Every line below should be copied exactly; drop the pictures.

● SOURCE EXCERPT
# # # # #

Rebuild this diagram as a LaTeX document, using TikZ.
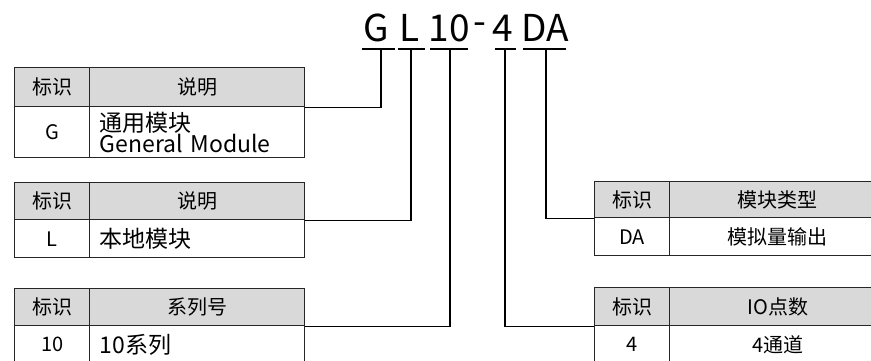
\documentclass[tikz,border=0pt]{standalone}
\usepackage{fontspec}
\setmainfont{Noto Sans CJK SC}
\begin{document}
\begin{tikzpicture}[x=1pt,y=-1pt]
\tikzset{
  cell/.style={draw=black!85, line width=1.4pt, inner sep=0pt, anchor=north west, font=\fontsize{20}{22}\selectfont},
  hdr/.style={cell, fill=black!15},
  bodyl/.style={cell, align=left, inner xsep=10pt, font=\fontsize{23}{21}\selectfont},
  big/.style={anchor=base, inner sep=0pt, font=\fontsize{37}{40}\selectfont},
  conn/.style={draw=black, line width=1.4pt},
}
\clip (0,0) rectangle (871,361);
% top code
\node[big] (tG) at (376,42) {G};
\node[big] (tL) at (410,42) {L};
\node[big] (t10) at (449,42) {10};
\node[big] (tdash) at (480,35) {-};
\node[big] (t4) at (503,42) {4};
\node[big] (tDA) at (545,42) {DA};
\coordinate (cG) at (381,49);
\coordinate (cL) at (411,49);
\coordinate (c10) at (450,49);
\coordinate (c4) at (505,49);
\coordinate (cDA) at (546,49);
\draw[conn] (362,49) -- (395,49);
\draw[conn] (398,49) -- (425,49);
\draw[conn] (430,49) -- (468,49);
\draw[conn] (495,49) -- (516,49);
\draw[conn] (523,49) -- (566,49);
% table 1
\node[hdr, minimum width=75, minimum height=39] (t1a) at (14,67) {标识};
\node[hdr, minimum width=215, minimum height=39] (t1b) at (89,67) {说明};
\node[cell, minimum width=75, minimum height=51] (t1c) at (14,106) {G};
\node[bodyl, text width=195, minimum height=51] (t1d) at (89,106) {通用模块\\General Module};
% table 2
\node[hdr, minimum width=75, minimum height=37] (t2a) at (14,182) {标识};
\node[hdr, minimum width=215, minimum height=37] (t2b) at (89,182) {说明};
\node[cell, minimum width=75, minimum height=38] (t2c) at (14,219) {L};
\node[bodyl, text width=195, minimum height=38] (t2d) at (89,219) {本地模块};
% table 3
\node[hdr, minimum width=75, minimum height=37] (t3a) at (14,288) {标识};
\node[hdr, minimum width=215, minimum height=37] (t3b) at (89,288) {系列号};
\node[cell, minimum width=75, minimum height=38] (t3c) at (14,325) {10};
\node[bodyl, text width=195, minimum height=38] (t3d) at (89,325) {10系列};
% table 4
\node[hdr, minimum width=75, minimum height=36] (t4a) at (594,181) {标识};
\node[hdr, minimum width=216, minimum height=36] (t4b) at (669,181) {模块类型};
\node[cell, minimum width=75, minimum height=38] (t4c) at (594,217) {DA};
\node[cell, minimum width=216, minimum height=38] (t4d) at (669,217) {模拟量输出};
% table 5
\node[hdr, minimum width=75, minimum height=38] (t5a) at (594,287) {标识};
\node[hdr, minimum width=216, minimum height=38] (t5b) at (669,287) {IO点数};
\node[cell, minimum width=75, minimum height=38] (t5c) at (594,325) {4};
\node[cell, minimum width=216, minimum height=38] (t5d) at (669,325) {4通道};
% connectors
\draw[conn] (cG) |- (t1b.south east);
\draw[conn] (cL) |- (t2b.south east);
\draw[conn] (c10) |- (t3b.south east);
\draw[conn] (c4) |- (t5a.south west);
\draw[conn] (cDA) |- (t4a.south west);
\end{tikzpicture}
\end{document}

# # # # #

● EXPECTED ANSWER
Rebuild this diagram as a LaTeX document, using TikZ.
\documentclass[tikz,border=0pt]{standalone}
\usepackage{fontspec}
\setmainfont{Noto Sans CJK SC}
\begin{document}
\begin{tikzpicture}[x=1pt,y=-1pt]
\tikzset{
  cell/.style={draw=black!85, line width=1.4pt, inner sep=0pt, anchor=north west, font=\fontsize{20}{22}\selectfont},
  hdr/.style={cell, fill=black!15},
  bodyl/.style={cell, align=left, inner xsep=10pt, font=\fontsize{23}{21}\selectfont},
  big/.style={anchor=base, inner sep=0pt, font=\fontsize{37}{40}\selectfont},
  conn/.style={draw=black, line width=1.4pt},
}
\clip (0,0) rectangle (871,361);
% top code
\node[big] (tG) at (376,42) {G};
\node[big] (tL) at (410,42) {L};
\node[big] (t10) at (449,42) {10};
\node[big] (tdash) at (480,35) {-};
\node[big] (t4) at (503,42) {4};
\node[big] (tDA) at (545,42) {DA};
\coordinate (cG) at (381,49);
\coordinate (cL) at (411,49);
\coordinate (c10) at (450,49);
\coordinate (c4) at (505,49);
\coordinate (cDA) at (546,49);
\draw[conn] (362,49) -- (395,49);
\draw[conn] (398,49) -- (425,49);
\draw[conn] (430,49) -- (468,49);
\draw[conn] (495,49) -- (516,49);
\draw[conn] (523,49) -- (566,49);
% table 1
\node[hdr, minimum width=75, minimum height=39] (t1a) at (14,67) {标识};
\node[hdr, minimum width=215, minimum height=39] (t1b) at (89,67) {说明};
\node[cell, minimum width=75, minimum height=51] (t1c) at (14,106) {G};
\node[bodyl, text width=195, minimum height=51] (t1d) at (89,106) {通用模块\\General Module};
% table 2
\node[hdr, minimum width=75, minimum height=37] (t2a) at (14,182) {标识};
\node[hdr, minimum width=215, minimum height=37] (t2b) at (89,182) {说明};
\node[cell, minimum width=75, minimum height=38] (t2c) at (14,219) {L};
\node[bodyl, text width=195, minimum height=38] (t2d) at (89,219) {本地模块};
% table 3
\node[hdr, minimum width=75, minimum height=37] (t3a) at (14,288) {标识};
\node[hdr, minimum width=215, minimum height=37] (t3b) at (89,288) {系列号};
\node[cell, minimum width=75, minimum height=38] (t3c) at (14,325) {10};
\node[bodyl, text width=195, minimum height=38] (t3d) at (89,325) {10系列};
% table 4
\node[hdr, minimum width=75, minimum height=36] (t4a) at (594,181) {标识};
\node[hdr, minimum width=216, minimum height=36] (t4b) at (669,181) {模块类型};
\node[cell, minimum width=75, minimum height=38] (t4c) at (594,217) {DA};
\node[cell, minimum width=216, minimum height=38] (t4d) at (669,217) {模拟量输出};
% table 5
\node[hdr, minimum width=75, minimum height=38] (t5a) at (594,287) {标识};
\node[hdr, minimum width=216, minimum height=38] (t5b) at (669,287) {IO点数};
\node[cell, minimum width=75, minimum height=38] (t5c) at (594,325) {4};
\node[cell, minimum width=216, minimum height=38] (t5d) at (669,325) {4通道};
% connectors
\draw[conn] (cG) |- (t1b.south east);
\draw[conn] (cL) |- (t2b.south east);
\draw[conn] (c10) |- (t3b.south east);
\draw[conn] (c4) |- (t5a.south west);
\draw[conn] (cDA) |- (t4a.south west);
\end{tikzpicture}
\end{document}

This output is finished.